Torture vs. dust specks: I go for dust specks, because it is a reverse lottery. People derive a lot of utility about fantasizing about winning the lottery. Conversely, the disutility of the average person derived from fearing the next time they may be the person tortured is larger than the dust speck. That and sympathetic pain.
Of course it was not in the original definition that people actually know about it. But from my angle every even remotely plausible real life scenario involves that people generally know about it.
Also, social contract theory and slippery slopes. If the social contract allows one person to be tortured, it could be the next time a million. Slippery slopes are not fallacious as long as a mechanism of the slipping can be demonstrated, and the mechanism is here is the lack of categorical—that is, not even one person—ban on torture. Putting it differently, people doing bad things to each other is part of human nature, so human societies naturally slip towards occasional atrocities, and categorical bans are themselves braking mechanism on that kind of slippery slope, and it is not wise to mess with them. Thus, we are all better off if we have a social contract that categorically forbids torture, the disutility deriving from being worried about a future where we are not protected by a categorical ban on torture is larger than the disutility of the dust speck.
That really sounds like just fighting the hypothetical. I mean, in practice, if something approximating the experiment was attempted in the real world, your reasoning is right, but that’s not at all what the thought experiment is about. Do you at least acknowledge that, given that the people involved don’t know about it (and also won’t find out about the torture later), torture is the correct option?
Do you at least acknowledge that, given that the people involved don’t know about it (and also won’t find out about the torture later), torture is the correct option?
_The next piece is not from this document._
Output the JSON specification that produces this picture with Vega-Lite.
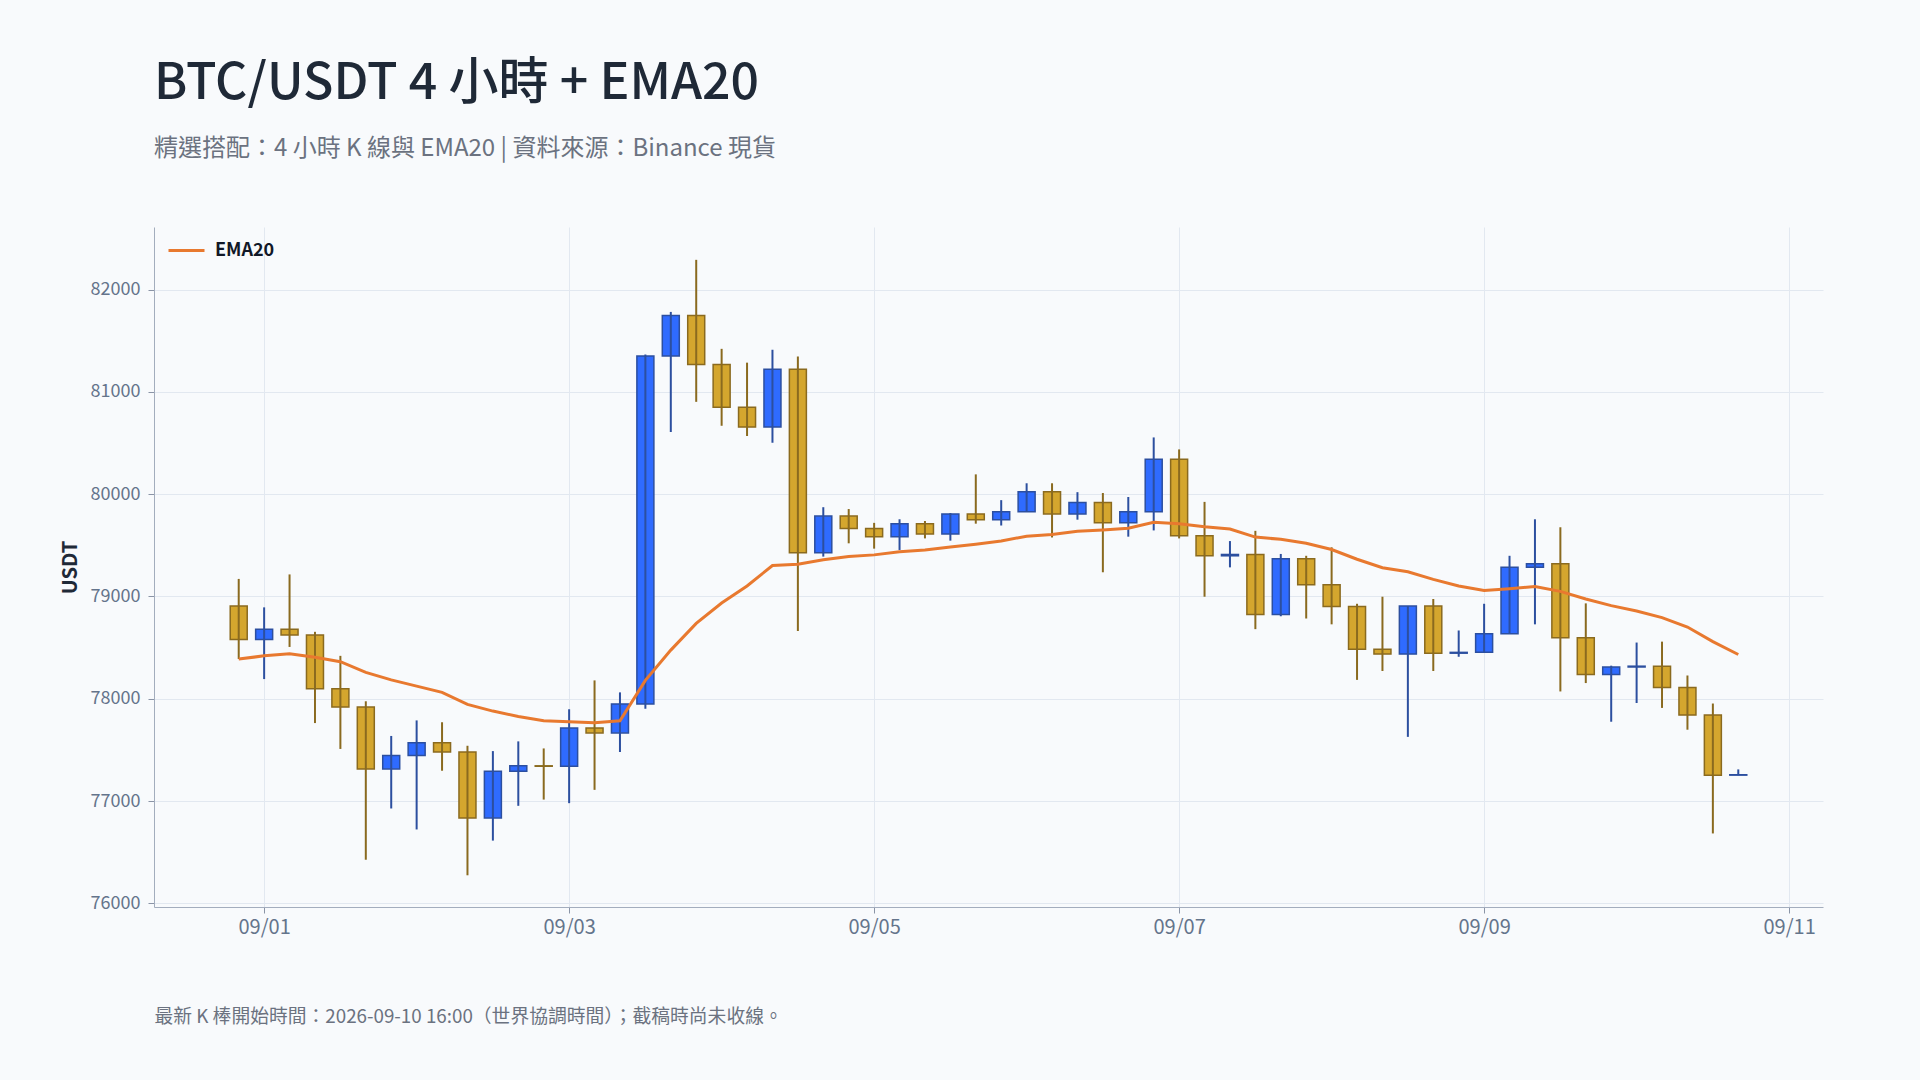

This is pretty hard to answer. For moral / ethical questions, I don’t want to get “pure math” but also rely on intuitions, and I cannot really rely on my intuitions here as they are very much social. As in, immoral is what horrifies a lot of people. I don’t really know how to approach it without relying on such intuitions. Surely I can calculate the total sum of utils but how does that quantitative and descriptive approach turn into a qualitative and prescriptive worse/better? I am not at all sure worse entirely equals the result of a utility calculation. It is not unrelated to it either, of course, my basic intuition - that wrong is whatever horrifies a lot of people—does of course correlate to utility as well.
I mean, what else is morality if not some sort of a social condemnation or approval?
Torture vs. dust specks: I go for dust specks, because it is a reverse lottery. People derive a lot of utility about fantasizing about winning the lottery. Conversely, the disutility of the average person derived from fearing the next time they may be the person tortured is larger than the dust speck. That and sympathetic pain.
Of course it was not in the original definition that people actually know about it. But from my angle every even remotely plausible real life scenario involves that people generally know about it.
Also, social contract theory and slippery slopes. If the social contract allows one person to be tortured, it could be the next time a million. Slippery slopes are not fallacious as long as a mechanism of the slipping can be demonstrated, and the mechanism is here is the lack of categorical—that is, not even one person—ban on torture. Putting it differently, people doing bad things to each other is part of human nature, so human societies naturally slip towards occasional atrocities, and categorical bans are themselves braking mechanism on that kind of slippery slope, and it is not wise to mess with them. Thus, we are all better off if we have a social contract that categorically forbids torture, the disutility deriving from being worried about a future where we are not protected by a categorical ban on torture is larger than the disutility of the dust speck.
That really sounds like just fighting the hypothetical. I mean, in practice, if something approximating the experiment was attempted in the real world, your reasoning is right, but that’s not at all what the thought experiment is about. Do you at least acknowledge that, given that the people involved don’t know about it (and also won’t find out about the torture later), torture is the correct option?
This is pretty hard to answer. For moral / ethical questions, I don’t want to get “pure math” but also rely on intuitions, and I cannot really rely on my intuitions here as they are very much social. As in, immoral is what horrifies a lot of people. I don’t really know how to approach it without relying on such intuitions. Surely I can calculate the total sum of utils but how does that quantitative and descriptive approach turn into a qualitative and prescriptive worse/better? I am not at all sure worse entirely equals the result of a utility calculation. It is not unrelated to it either, of course, my basic intuition - that wrong is whatever horrifies a lot of people—does of course correlate to utility as well.
I mean, what else is morality if not some sort of a social condemnation or approval?
If what you really care about is people condemning or approving, shouldn’t you actually be optimising for that instead of “utils”?